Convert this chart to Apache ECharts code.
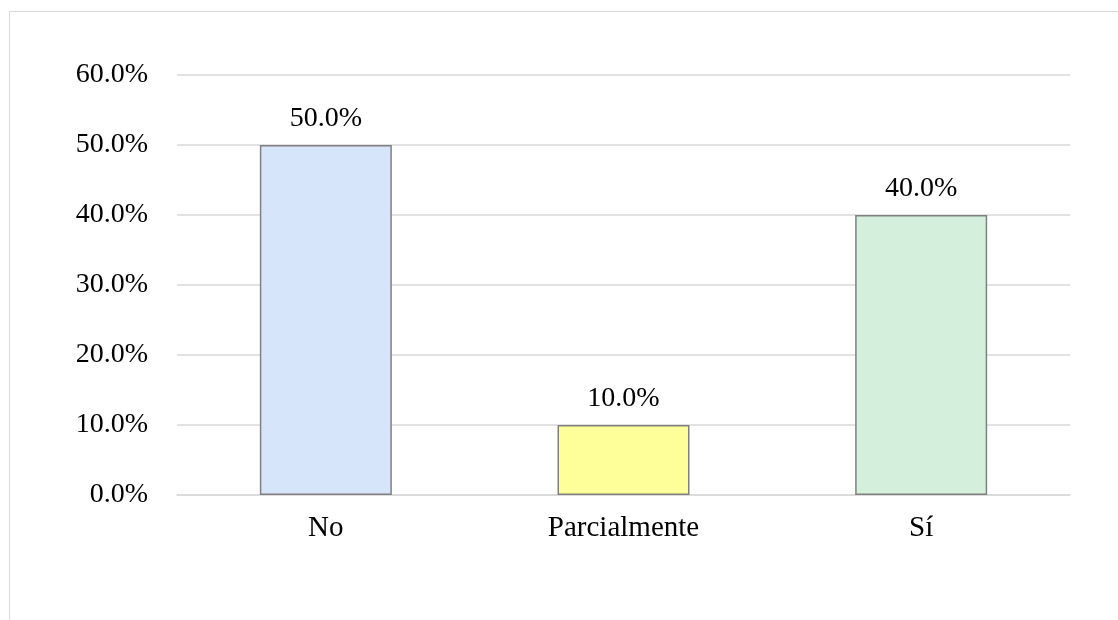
<!DOCTYPE html>
<html>
<head>
<meta charset="utf-8">
<script src="https://cdn.jsdelivr.net/npm/echarts@6/dist/echarts.min.js"></script>
<style>
html,body{margin:0;padding:0;background:#fff;overflow:hidden;}
#frame{position:absolute;left:9px;top:11px;width:1200px;height:700px;border:1px solid #d9d9d9;box-sizing:border-box;}
#chart{position:absolute;left:0;top:0;width:1118px;height:620px;}
</style>
</head>
<body>
<div id="frame"></div>
<div id="chart"></div>
<script>
const categories = ['No', 'Parcialmente', 'Sí'];
const values = [50.0, 10.0, 40.0];
const colors = ['#d7e5fb', '#ffff99', '#d4f0dc'];
const yTicks = [0, 10, 20, 30, 40, 50, 60];

const chart = echarts.init(document.getElementById('chart'));
const font = 'Liberation Serif';
chart.setOption({
  animation: false,
  grid: {left: 177, right: 48, top: 75, bottom: 125},
  xAxis: {
    type: 'category',
    data: categories,
    axisLine: {show: true, lineStyle: {color: '#d9d9d9', width: 1.5}},
    axisTick: {show: false},
    axisLabel: {color: '#000', fontFamily: font, fontSize: 29, margin: 19}
  },
  yAxis: {
    type: 'value',
    min: yTicks[0],
    max: yTicks[yTicks.length - 1],
    interval: 10,
    axisLine: {show: false},
    axisTick: {show: false},
    splitLine: {lineStyle: {color: '#d9d9d9', width: 1.5}},
    axisLabel: {color: '#000', fontFamily: font, fontSize: 28, margin: 29,
      formatter: v => v.toFixed(1) + '%'}
  },
  series: [{
    type: 'bar',
    barWidth: 132,
    data: values.map((v, i) => ({value: v, itemStyle: {color: colors[i]}})),
    itemStyle: {borderColor: '#808080', borderWidth: 1.5},
    label: {show: true, position: 'top', distance: 12, color: '#000', fontFamily: font, fontSize: 28,
      formatter: p => p.value.toFixed(1) + '%'}
  }]
});
</script>
</body>
</html>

§ **EXERCISE AIM**:
Write out an exact copy of the listing, first line through the line containing "const yTicks = [0, 10, 20, 30, 40, 50, 60];", with the pictures left out.

§ **COMPLETE ANSWER**:
Convert this chart to Apache ECharts code.
<!DOCTYPE html>
<html>
<head>
<meta charset="utf-8">
<script src="https://cdn.jsdelivr.net/npm/echarts@6/dist/echarts.min.js"></script>
<style>
html,body{margin:0;padding:0;background:#fff;overflow:hidden;}
#frame{position:absolute;left:9px;top:11px;width:1200px;height:700px;border:1px solid #d9d9d9;box-sizing:border-box;}
#chart{position:absolute;left:0;top:0;width:1118px;height:620px;}
</style>
</head>
<body>
<div id="frame"></div>
<div id="chart"></div>
<script>
const categories = ['No', 'Parcialmente', 'Sí'];
const values = [50.0, 10.0, 40.0];
const colors = ['#d7e5fb', '#ffff99', '#d4f0dc'];
const yTicks = [0, 10, 20, 30, 40, 50, 60];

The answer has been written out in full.